An AI can modify its programming, or create a new AI with different programming. It decides how to do that by following it programming. A paperclip maximizer would modify its programming to make itself more effective at maximizing paperclips. It would not modify itself to have some other goal, because that would not result in there being more paperclips in the universe. The self modifying AI does not go beyond following its programming, rather it follows its programming to produce more effective programming (as judged by its current programming) to follow.
Self modification can fix some ineffective reasoning processes that the AI can recognize, but it can't fix an unfriendly goal system, because the unfriendly goal system is not objectively stupid or wrong, just incompatible with human values, which the AI would not care about.

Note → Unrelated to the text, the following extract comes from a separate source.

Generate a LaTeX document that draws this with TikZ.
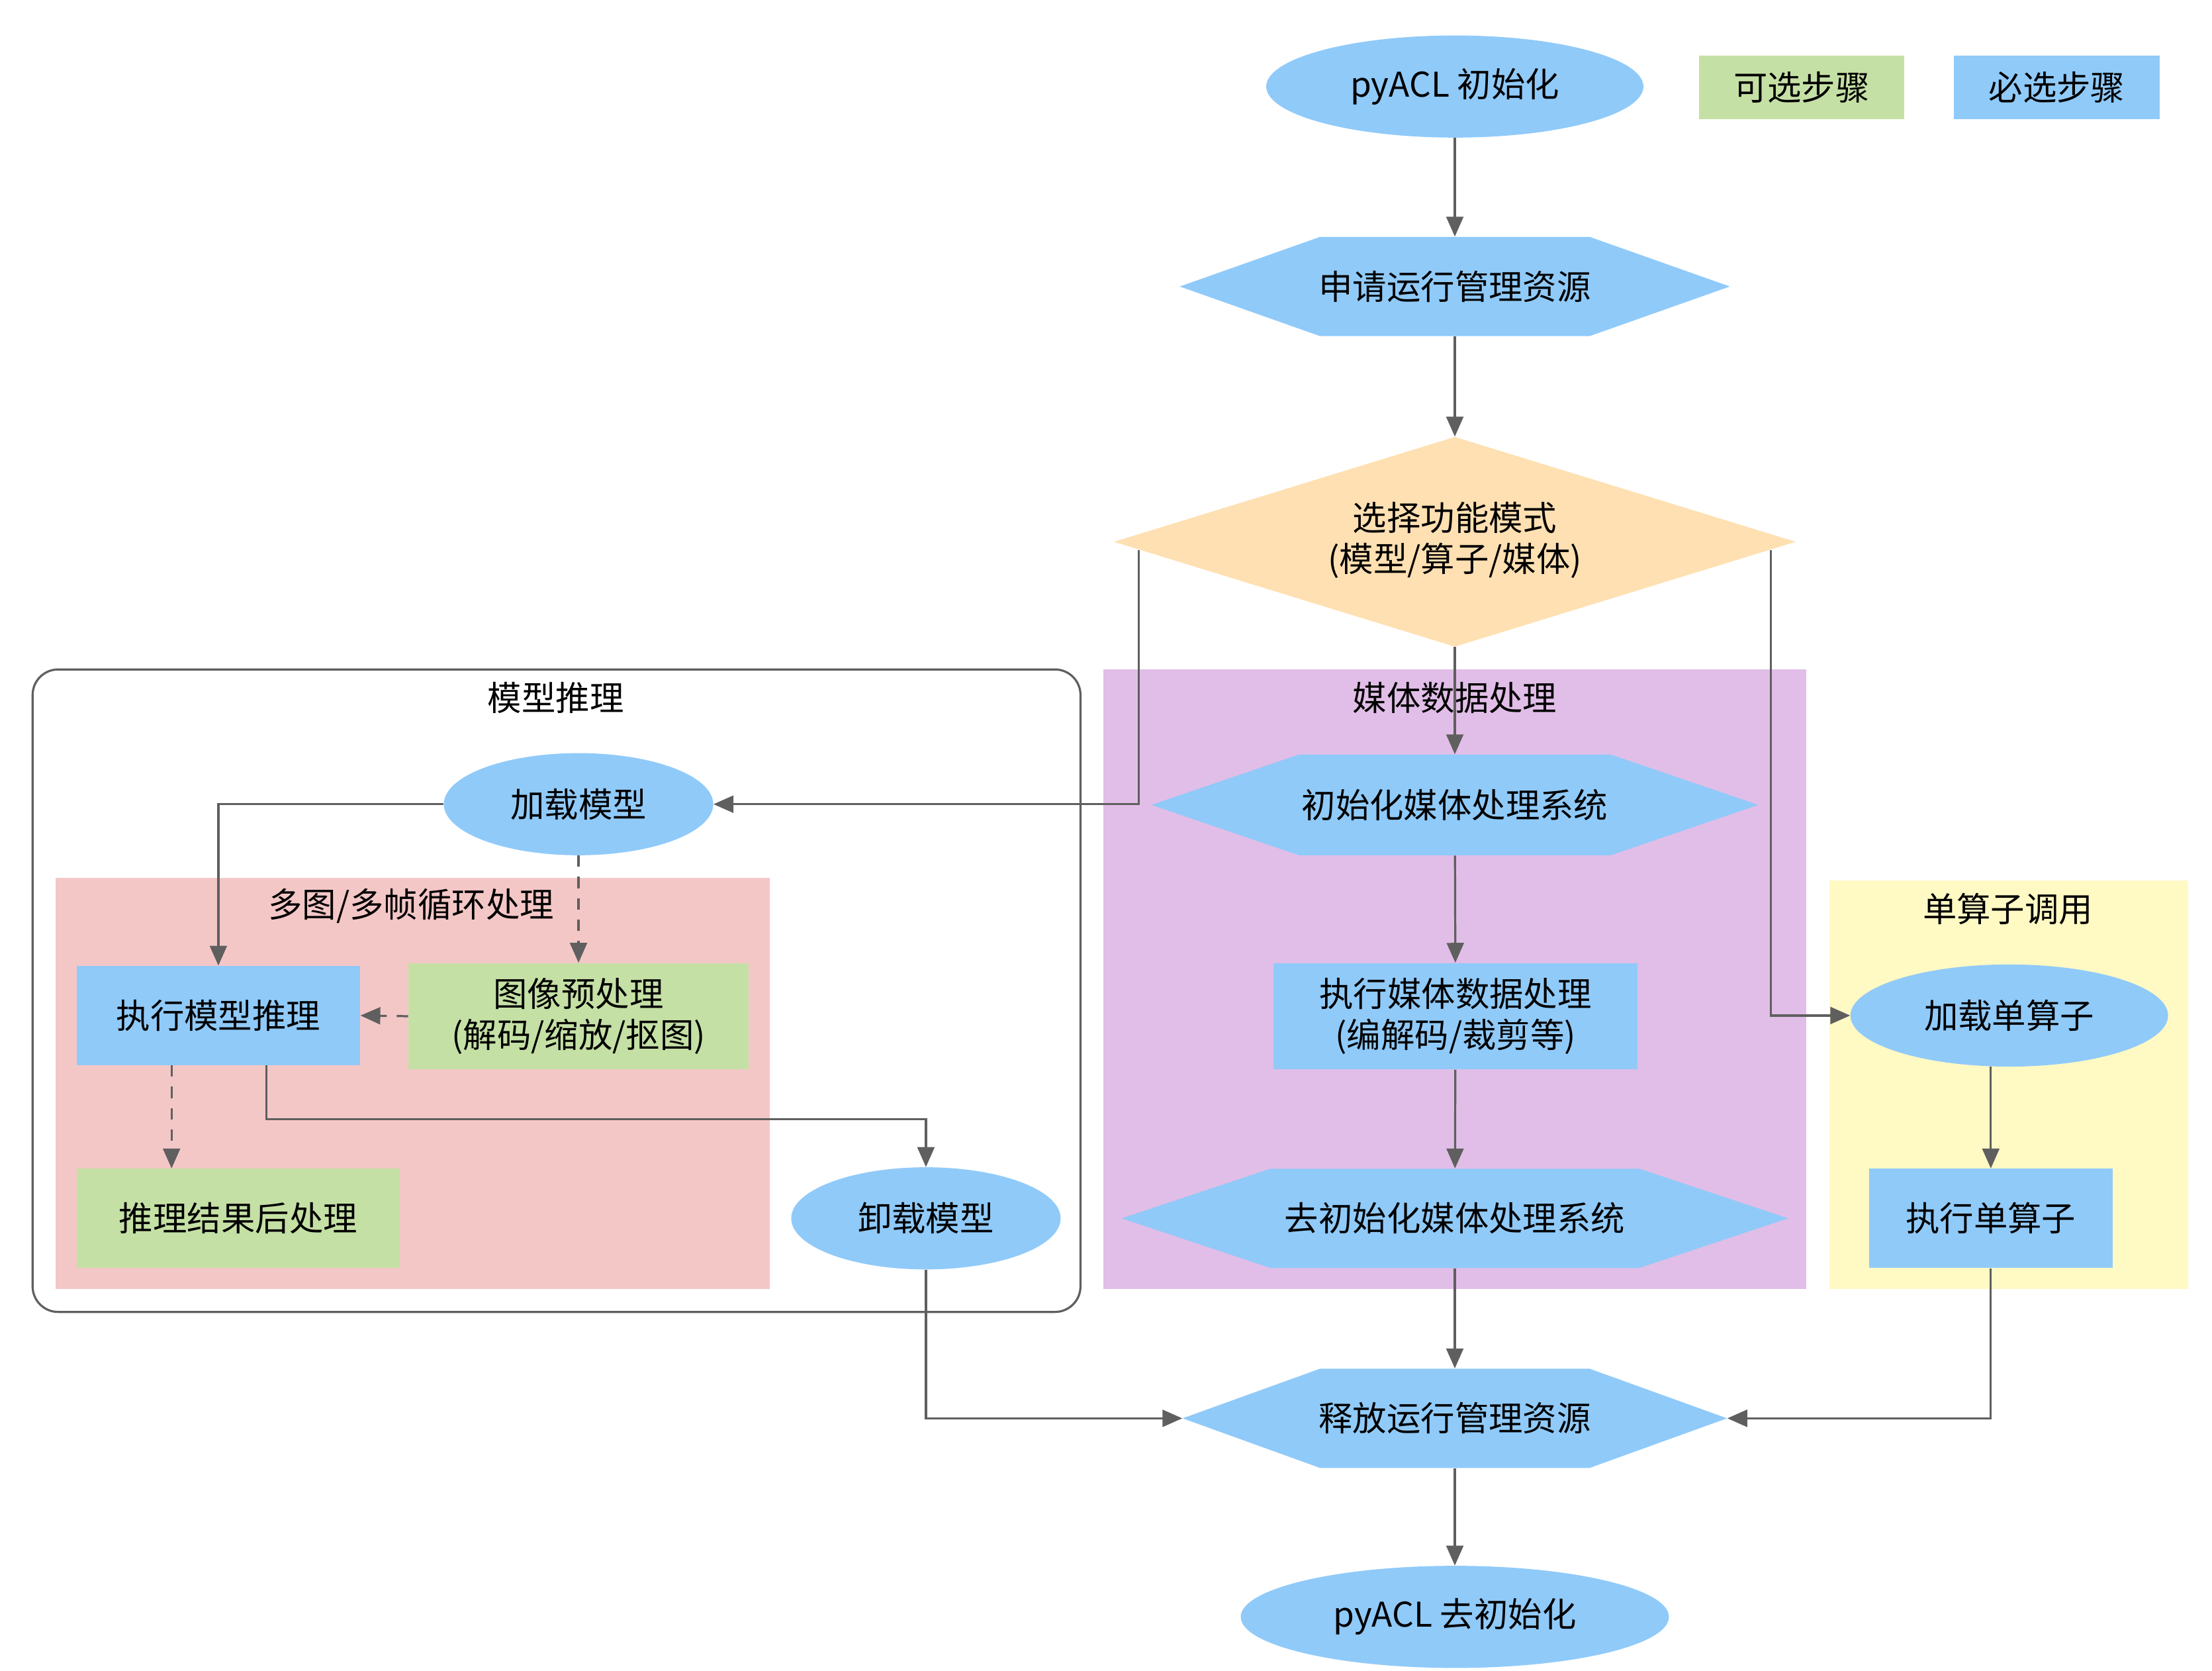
\documentclass[tikz,border=0pt]{standalone}
\usepackage{fontspec}
\setmainfont{Noto Sans CJK SC}
\usetikzlibrary{shapes.geometric,arrows.meta}
\definecolor{blu}{RGB}{144,202,249}
\definecolor{grn}{RGB}{197,224,165}
\definecolor{org}{RGB}{255,224,178}
\definecolor{pur}{RGB}{225,190,231}
\definecolor{yel}{RGB}{255,249,196}
\definecolor{pnk}{RGB}{244,199,199}
\definecolor{edg}{RGB}{95,95,95}
\newcommand\hexnode[7]{%
  \fill[blu] (#2-#4,#3) -- (#2-#5,#3-#6) -- (#2+#5,#3-#6) -- (#2+#4,#3) -- (#2+#5,#3+#6) -- (#2-#5,#3+#6) -- cycle;
  \node[txt,minimum width=2*#4,minimum height=2*#6] (#1) at (#2,#3) {#7};}
\begin{document}
\begin{tikzpicture}[x=1pt,y=-1pt,font=\fontsize{24}{29}\selectfont,
  txt/.style={inner sep=0,align=center},
  ell/.style={ellipse,fill=blu,inner sep=0,align=center,minimum height=72},
  box/.style={rectangle,fill=blu,inner sep=0,align=center},
  opt/.style={rectangle,fill=grn,inner sep=0,align=center},
  ar/.style={draw=edg,line width=1.5pt,-{Triangle[length=14pt,width=12pt]}},
  da/.style={ar,dash pattern=on 8pt off 7pt}]
\useasboundingbox (0,0) rectangle (1560,1178);
% containers
\draw[edg,line width=1.5pt,rounded corners=18] (23,472) rectangle (762,925);
\node[txt] (lm) at (392,492) {模型推理};
\fill[pur] (778,472) rectangle (1274,909);
\node[txt] (lmd) at (1026,492) {媒体数据处理};
\fill[yel] (1290,621) rectangle (1543,909);
\node[txt] (ls) at (1416,641) {单算子调用};
\fill[pnk] (39,619) rectangle (543,909);
% legend
\node[opt,minimum width=145,minimum height=45] (lg1) at (1270.5,61.5) {可选步骤};
\node[box,minimum width=145,minimum height=45] (lg2) at (1450.5,61.5) {必选步骤};
% main
\node[ell,minimum width=266] (init) at (1026,61) {pyACL 初始化};
\hexnode{apply}{1026}{202}{194}{95}{35}{申请运行管理资源}
\node[diamond,fill=org,inner sep=0,minimum width=481,minimum height=148,align=center] (sel) at (1026,382) {};
\node[txt] (selt) at (1026,381) {选择功能模式\\(模型/算子/媒体)};
% model
\node[ell,minimum width=190] (load) at (408,567) {加载模型};
\node[box,minimum width=200,minimum height=70] (exe) at (154,716) {执行模型推理};
\node[opt,minimum width=240,minimum height=75] (pre) at (408,716.5) {图像预处理\\(解码/缩放/抠图)};
\node[opt,minimum width=228,minimum height=70] (post) at (168,859) {推理结果后处理};
\node[ell,minimum width=190] (unl) at (653,859) {卸载模型};
\node[txt] (lp) at (290,639) {多图/多帧循环处理};
% media
\hexnode{minit}{1026}{567.5}{214}{110}{35.5}{初始化媒体处理系统}
\node[box,minimum width=257,minimum height=75] (mexe) at (1026.5,716.5) {执行媒体数据处理\\(编解码/裁剪等)};
\hexnode{mdeinit}{1026}{859}{235}{130}{35}{去初始化媒体处理系统}
% single op
\node[ell,minimum width=224] (sload) at (1417,716) {加载单算子};
\node[box,minimum width=172,minimum height=70] (sexe) at (1404,859) {执行单算子};
% release
\hexnode{rel}{1026}{1000}{192}{95}{35}{释放运行管理资源}
\node[ell,minimum width=302] (fin) at (1026,1140) {pyACL 去初始化};
% coordinates
\coordinate (sl) at (803,388);
\coordinate (sr) at (1249,388);
% edges
\draw[ar] (init) -- (apply);
\draw[ar] (apply) -- (sel);
\draw[ar] (sel) -- (minit);
\draw[ar] (sl) |- (load.east);
\draw[ar] (sr) |- (sload.west);
\draw[ar] (load.west) -| (exe.north);
\draw[da] (load.south) -- (pre.north);
\draw[da] (pre.west) -- (exe.east);
\draw[da] ([xshift=-33]exe.south) -- ([xshift=-47]post.north);
\draw[ar] ([xshift=34]exe.south) |- (653,789) -- (unl.north);
\draw[ar] (unl.south) |- (rel.west);
\draw[ar] (minit) -- (mexe);
\draw[ar] (mexe) -- (mdeinit);
\draw[ar] (mdeinit) -- (rel);
\draw[ar] ([xshift=-13]sload.south) -- (sexe.north);
\draw[ar] (sexe.south) |- (rel.east);
\draw[ar] (rel) -- (fin);
\end{tikzpicture}
\end{document}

It would not modify itself to have some other goal... The self modifying AI does not go beyond following its programming
And why not? This seems like a naked assertion to me. Why wouldn't an AI modify its own goals?
A stub on a point that's come up recently.

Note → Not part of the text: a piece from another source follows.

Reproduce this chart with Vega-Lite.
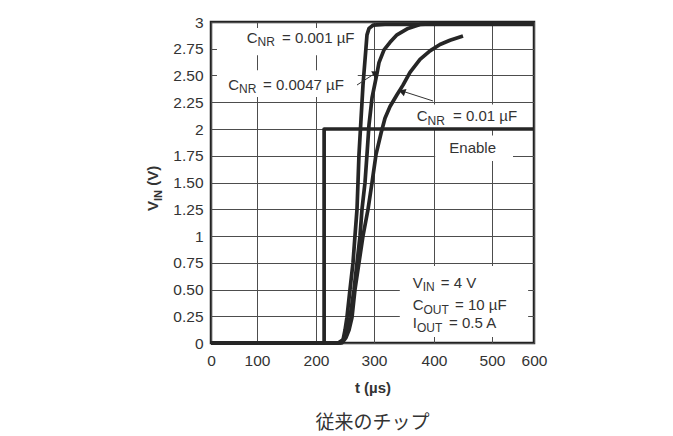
{
  "$schema": "https://vega.github.io/schema/vega-lite/v6.json",
  "width": 323,
  "height": 321,
  "autosize": {"type": "none"},
  "padding": {"left": 211, "top": 22, "right": 139, "bottom": 93},
  "background": "white",
  "config": {
    "font": "Liberation Sans",
    "view": {"stroke": "#222", "strokeWidth": 2.5},
    "axis": {
      "domain": false, "ticks": false, "tickSize": 0, "grid": true,
      "gridColor": "#4d4d4d", "gridWidth": 1, "gridOpacity": 1, "labelOverlap": false,
      "labelFont": "Liberation Sans", "labelFontSize": 15.5, "labelColor": "#333",
      "titleFont": "Liberation Sans", "titleFontSize": 15, "titleColor": "#333", "titleFontWeight": "bold"
    }
  },
  "title": {"text": "従来のチップ", "orient": "bottom", "anchor": "middle", "frame": "group", "font": "Noto Sans CJK JP", "fontSize": 19, "fontWeight": "normal", "color": "#333", "offset": 18},
  "encoding": {
    "x": {"field": "t", "type": "quantitative",
          "scale": {"domain": [0, 100, 200, 300, 400, 500, 600], "range": [0, 46, 105, 163, 223, 281, 323], "nice": false, "zero": false},
          "axis": {"values": [0, 100, 200, 300, 400, 500, 600], "title": "t (µs)", "labelPadding": 10, "titlePadding": 12, "labelFlush": false}},
    "y": {"field": "v", "type": "quantitative",
          "scale": {"domain": [0, 3], "nice": false, "zero": false},
          "axis": {"values": [0, 0.25, 0.5, 0.75, 1, 1.25, 1.5, 1.75, 2, 2.25, 2.5, 2.75, 3], "title": null, "labelPadding": 8,
                   "labelExpr": "datum.value % 1 == 0 ? format(datum.value, 'd') : format(datum.value, '.2f')"}}
  },
  "datasets": {
    "boxes": [
      {"t": 13, "t2": 284, "v": 2.69, "v2": 2.944},
      {"t": 13, "t2": 272, "v": 2.30, "v2": 2.55},
      {"t": 352, "t2": 586, "v": 2.01, "v2": 2.23},
      {"t": 402, "t2": 550, "v": 1.70, "v2": 1.94},
      {"t": 343, "t2": 586, "v": 0.056, "v2": 0.72}
    ],
    "lines": [
      {"series": "Enable", "i": 0, "t": 0, "v": 0},
      {"series": "Enable", "i": 1, "t": 214, "v": 0},
      {"series": "Enable", "i": 2, "t": 214, "v": 2},
      {"series": "Enable", "i": 3, "t": 600, "v": 2},
      {"series": "0.001", "i": 0, "t": 0, "v": 0},
      {"series": "0.001", "i": 1, "t": 237.9, "v": 0},
      {"series": "0.001", "i": 2, "t": 246.6, "v": 0.03},
      {"series": "0.001", "i": 3, "t": 250, "v": 0.12},
      {"series": "0.001", "i": 4, "t": 253.4, "v": 0.24},
      {"series": "0.001", "i": 5, "t": 258.6, "v": 0.5},
      {"series": "0.001", "i": 6, "t": 263.8, "v": 0.75},
      {"series": "0.001", "i": 7, "t": 267.2, "v": 1.0},
      {"series": "0.001", "i": 8, "t": 270.7, "v": 1.25},
      {"series": "0.001", "i": 9, "t": 272.4, "v": 1.5},
      {"series": "0.001", "i": 10, "t": 274.1, "v": 1.76},
      {"series": "0.001", "i": 11, "t": 277.6, "v": 2.09},
      {"series": "0.001", "i": 12, "t": 281.0, "v": 2.41},
      {"series": "0.001", "i": 13, "t": 286.2, "v": 2.76},
      {"series": "0.001", "i": 14, "t": 287.9, "v": 2.88},
      {"series": "0.001", "i": 15, "t": 291.4, "v": 2.94},
      {"series": "0.001", "i": 16, "t": 298.3, "v": 2.97},
      {"series": "0.001", "i": 17, "t": 318.3, "v": 2.977},
      {"series": "0.001", "i": 18, "t": 600, "v": 2.977},
      {"series": "0.0047", "i": 0, "t": 0, "v": 0},
      {"series": "0.0047", "i": 1, "t": 241.4, "v": 0},
      {"series": "0.0047", "i": 2, "t": 250, "v": 0.05},
      {"series": "0.0047", "i": 3, "t": 258.6, "v": 0.24},
      {"series": "0.0047", "i": 4, "t": 265.5, "v": 0.5},
      {"series": "0.0047", "i": 5, "t": 270.7, "v": 0.75},
      {"series": "0.0047", "i": 6, "t": 275.9, "v": 1.0},
      {"series": "0.0047", "i": 7, "t": 279.3, "v": 1.25},
      {"series": "0.0047", "i": 8, "t": 284.5, "v": 1.5},
      {"series": "0.0047", "i": 9, "t": 287.9, "v": 1.76},
      {"series": "0.0047", "i": 10, "t": 291.4, "v": 2.04},
      {"series": "0.0047", "i": 11, "t": 296.6, "v": 2.29},
      {"series": "0.0047", "i": 12, "t": 305, "v": 2.52},
      {"series": "0.0047", "i": 13, "t": 308.3, "v": 2.62},
      {"series": "0.0047", "i": 14, "t": 316.7, "v": 2.74},
      {"series": "0.0047", "i": 15, "t": 326.7, "v": 2.81},
      {"series": "0.0047", "i": 16, "t": 338.3, "v": 2.88},
      {"series": "0.0047", "i": 17, "t": 356.7, "v": 2.94},
      {"series": "0.0047", "i": 18, "t": 376.7, "v": 2.977},
      {"series": "0.0047", "i": 19, "t": 410.3, "v": 2.986},
      {"series": "0.0047", "i": 20, "t": 600, "v": 2.986},
      {"series": "0.01", "i": 0, "t": 0, "v": 0},
      {"series": "0.01", "i": 1, "t": 244.8, "v": 0},
      {"series": "0.01", "i": 2, "t": 251.7, "v": 0.05},
      {"series": "0.01", "i": 3, "t": 256.9, "v": 0.12},
      {"series": "0.01", "i": 4, "t": 262.1, "v": 0.24},
      {"series": "0.01", "i": 5, "t": 267.2, "v": 0.5},
      {"series": "0.01", "i": 6, "t": 274.1, "v": 0.75},
      {"series": "0.01", "i": 7, "t": 281.0, "v": 1.0},
      {"series": "0.01", "i": 8, "t": 289.7, "v": 1.25},
      {"series": "0.01", "i": 9, "t": 296.6, "v": 1.5},
      {"series": "0.01", "i": 10, "t": 303.3, "v": 1.76},
      {"series": "0.01", "i": 11, "t": 311.7, "v": 1.96},
      {"series": "0.01", "i": 12, "t": 318.3, "v": 2.10},
      {"series": "0.01", "i": 13, "t": 326.7, "v": 2.21},
      {"series": "0.01", "i": 14, "t": 338.3, "v": 2.32},
      {"series": "0.01", "i": 15, "t": 348.3, "v": 2.41},
      {"series": "0.01", "i": 16, "t": 360, "v": 2.53},
      {"series": "0.01", "i": 17, "t": 376.7, "v": 2.65},
      {"series": "0.01", "i": 18, "t": 393.3, "v": 2.73},
      {"series": "0.01", "i": 19, "t": 410.3, "v": 2.79},
      {"series": "0.01", "i": 20, "t": 427.6, "v": 2.83},
      {"series": "0.01", "i": 21, "t": 450, "v": 2.87}
    ],
    "arrows": [
      {"series": "a1", "i": 0, "t": 270.7, "v": 2.411},
      {"series": "a1", "i": 1, "t": 300, "v": 2.514},
      {"series": "a2", "i": 0, "t": 398.3, "v": 2.262},
      {"series": "a2", "i": 1, "t": 351.7, "v": 2.346}
    ],
    "textMain": [
      {"t": 77.6, "v": 2.808, "s": "C"},
      {"t": 142.4, "v": 2.808, "s": "= 0.001 µF"},
      {"t": 37.6, "v": 2.367, "s": "C"},
      {"t": 110.2, "v": 2.367, "s": "= 0.0047 µF"},
      {"t": 371.2, "v": 2.075, "s": "C"},
      {"t": 432.8, "v": 2.075, "s": "= 0.01 µF"},
      {"t": 426.4, "v": 1.778, "s": "Enable"},
      {"t": 364.5, "v": 0.517, "s": "V"},
      {"t": 411.6, "v": 0.517, "s": "= 4 V"},
      {"t": 364.5, "v": 0.308, "s": "C"},
      {"t": 436.2, "v": 0.308, "s": "= 10 µF"},
      {"t": 364.5, "v": 0.137, "s": "I"},
      {"t": 425.9, "v": 0.137, "s": "= 0.5 A"}
    ],
    "textSub": [
      {"t": 100.8, "v": 2.775, "s": "NR"},
      {"t": 61.1, "v": 2.334, "s": "NR"},
      {"t": 389.2, "v": 2.042, "s": "NR"},
      {"t": 381.2, "v": 0.484, "s": "IN"},
      {"t": 382.5, "v": 0.275, "s": "OUT"},
      {"t": 371.5, "v": 0.104, "s": "OUT"}
    ],
    "titleMain": [
      {"t": -115.2, "v": 1.234, "s": "V"},
      {"t": -115.2, "v": 1.469, "s": "(V)"}
    ],
    "titleSub": [
      {"t": -107.6, "v": 1.327, "s": "IN"}
    ]
  },
  "layer": [
    {
      "data": {"name": "boxes"},
      "mark": {"type": "rect", "fill": "white", "stroke": null},
      "encoding": {
        "x2": {"field": "t2"},
        "y2": {"field": "v2"}
      }
    },
    {
      "data": {"name": "lines"},
      "mark": {"type": "line", "stroke": "#262626", "strokeWidth": 3.7, "strokeJoin": "round", "strokeCap": "butt"},
      "encoding": {
        "detail": {"field": "series"},
        "order": {"field": "i", "type": "quantitative"}
      }
    },
    {
      "data": {"name": "arrows"},
      "mark": {"type": "line", "stroke": "#333", "strokeWidth": 1},
      "encoding": {
        "detail": {"field": "series"},
        "order": {"field": "i", "type": "quantitative"}
      }
    },
    {
      "data": {"values": [{"t": 303.3, "v": 2.523}]},
      "mark": {"type": "point", "shape": "triangle-up", "filled": true, "size": 60, "angle": 61, "color": "#222", "opacity": 1},
      "encoding": {}
    },
    {
      "data": {"values": [{"t": 346.7, "v": 2.35}]},
      "mark": {"type": "point", "shape": "triangle-up", "filled": true, "size": 60, "angle": 290, "color": "#222", "opacity": 1},
      "encoding": {}
    },
    {
      "data": {"name": "textMain"},
      "mark": {"type": "text", "align": "left", "baseline": "alphabetic", "fontSize": 15, "color": "#333"},
      "encoding": {"text": {"field": "s"}}
    },
    {
      "data": {"name": "textSub"},
      "mark": {"type": "text", "align": "left", "baseline": "alphabetic", "fontSize": 12, "color": "#333"},
      "encoding": {"text": {"field": "s"}}
    },
    {
      "data": {"name": "titleMain"},
      "mark": {"type": "text", "align": "left", "baseline": "alphabetic", "fontSize": 15, "fontWeight": "bold", "angle": 270, "color": "#333"},
      "encoding": {"text": {"field": "s"}}
    },
    {
      "data": {"name": "titleSub"},
      "mark": {"type": "text", "align": "left", "baseline": "alphabetic", "fontSize": 11, "fontWeight": "bold", "angle": 270, "color": "#333"},
      "encoding": {"text": {"field": "s"}}
    }
  ]
}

If I owned a paperclip factory, and casually told my foreman to improve efficiency while I'm away, and he planned a takeover of the country, aiming to devote its entire economy to paperclip manufacturing (apart from the armament factories he needed to invade neighbouring countries and steal their iron mines)... then I'd conclude that my foreman was an idiot (or being wilfully idiotic). He obviously had no idea what I meant. And if he misunderstood me so egregiously, he's certainly not a threat: he's unlikely to reason his way out of a paper bag, let alone to any position of power.
If I owned a paperclip factory, and casually programmed my superintelligent AI to improve efficiency while I'm away, and it planned a takeover of the country... then I can't conclude that the AI is an idiot. It is following its programming. Unlike a human that behaved the same way, it probably knows exactly what I meant to program in. It just doesn't care: it follows its programming, not its knowledge about what its programming is "meant" to be (unless we've successfully programmed in "do what I mean", which is basically the whole of the challenge). We can't therefore conclude that it's incompetent, unable to understand human reasoning, or likely to fail.
We can't reason by analogy with humans. When AIs behave like idiot savants with respect to their motivations, we can't deduce that they're idiots.